Steiner considers what he calls “the blessed decency” of John Major to be emblematically English. “That he could hand over power with a courteous handshake and smile, and then go that same afternoon to a cricket match speaks well of the man. Robespierre would not have gone to a cricket match.”
Steiner speaks as he writes, long sentences of baroque grandeur. His English, with its massed adjectives and awkward syntax, but also its cloudbursts of insight, recalls Conrad. Critics are divided over his language and style, over his towering self-belief and range. Nabokov famously complained that one of his essays was “built on solid abstractions and opaque generalisations”; James Wood, writing in the New Republic , lamented his “laborious imprecisions and melodramas”.
Steiner remains stoical. “I have many detractors; I am conscious of overwriting. On the other hand, Borges, Nabokov, Wilde, Conrad - maybe it’s moving my way; maybe literature is becoming more polyglot.” It is this unshakeable belief in his work that irritates his critics.

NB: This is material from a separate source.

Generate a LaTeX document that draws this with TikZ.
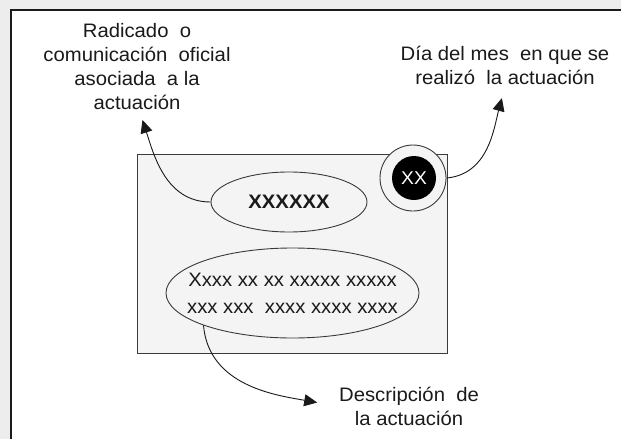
\documentclass[tikz,border=0pt]{standalone}
\usepackage{fontspec}
\setmainfont[FakeStretch=1.04]{Liberation Sans}
\usepackage{tikz}
\usetikzlibrary{positioning,shapes.geometric,arrows.meta}
\definecolor{ink}   {HTML}{1A1A1A}
\definecolor{rim}   {HTML}{3A3A3A}
\definecolor{paper} {HTML}{F4F4F4}
\definecolor{page}  {HTML}{EDEDED}
\tikzset{
  every node/.style={font=\fontsize{19.5}{24}\selectfont, text=ink},
  % --- nodes
  card/.style = {draw=rim, fill=paper, line width=1pt, inner sep=0pt},
  ell/.style  = {ellipse, draw=rim, fill=paper, line width=0.9pt, inner sep=0pt},
  ring/.style = {circle, draw=rim, fill=paper, line width=0.9pt, inner sep=0pt},
  dot/.style  = {circle, fill=black, inner sep=0pt, text=white},
  lbl/.style  = {align=center, inner sep=2pt},
  % --- edges
  e/.style    = {-{Triangle[length=13pt,width=12pt]}, line width=0.9pt, draw=ink},
}
\begin{document}
\begin{tikzpicture}[x=1pt,y=-1pt]
  \useasboundingbox (0,0) rectangle (621,439);
  \fill[page] (0,0) rectangle (621,439);
  \fill[white] (11,10) rectangle (621,439);
  \draw[line width=1.8pt, ink] (11,439) -- (11,10) -- (621,10);

  % the card
  \node[card, minimum width=310pt, minimum height=199pt] (card) at (292,253.5) {};
  \node[ell, minimum width=156pt, minimum height=60pt,
        font=\fontsize{19.5}{24}\selectfont\bfseries] (code) at (289,202) {XXXXXX};
  \node[ell, minimum width=253pt, minimum height=90pt] (desc) at (292.5,293) {};
  \node[align=center] (desctxt) at (desc) {Xxxx\ xx\ xx\ xxxxx\ xxxxx\\[3pt] xxx\ xxx\ \ xxxx\ xxxx\ xxxx};
  \node[ring, minimum size=66pt] (ring) at (413,178) {};
  \node[dot, minimum size=44pt, font=\fontsize{18.5}{22}\selectfont] (day) at (414,178) {XX};

  % labels
  \node[lbl] (radlbl)  at (137,67)  {Radicado\ \ o\\comunicación\ \ oficial\\asociada\ \ a la\\actuación};
  \node[lbl] (daylbl)  at (505,65)  {Día del mes\ \ en que se\\realizó\ \ la actuación};
  \node[lbl] (desclbl) at (409,406) {Descripción\ \ de\\la actuación};

  % arrows
  \draw[e, shorten >=8pt]  (code.west) to[out=180, in=-72] ([xshift=3pt]radlbl.south);
  \draw[e, shorten >=12pt] (ring.east) to[out=5, in=-105] (daylbl.south);
  \draw[e, shorten >=20pt] (desc.200)  to[out=-85, in=170] (desclbl.west);
\end{tikzpicture}
\end{document}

His conversation is studded with allusions, half-remembered phrases, direct quotations. He is a remarkable orator, using rhetoric, repetition and canny theatrical pauses to hold and delight an audience. At Cambridge, his lectures were always full. “I had more people in my lectures and more research students than anyone else.”.
A current of sadness runs through Errata, sadness at what was destroyed in the Shoah, and at what Steiner has not done: the languages not learnt, the books unread, the risks (and drugs) not taken. In the final chapter, written in characteristic twilight mode, he grapples with his Judaism, with what he calls his “messianic agnosticism”. For Steiner wants to establish the boundaries of knowledge - that of which we can speak - in order to make way for faith in a transcendent as well as a materialist view of the world. “My Jewishness,” he says, reaching out to touch the Star of David on the cover of Errata, “is the badge I have worn my whole life, but not in humility or shame. If I had to wear it again, I would wear a big one and with pride.”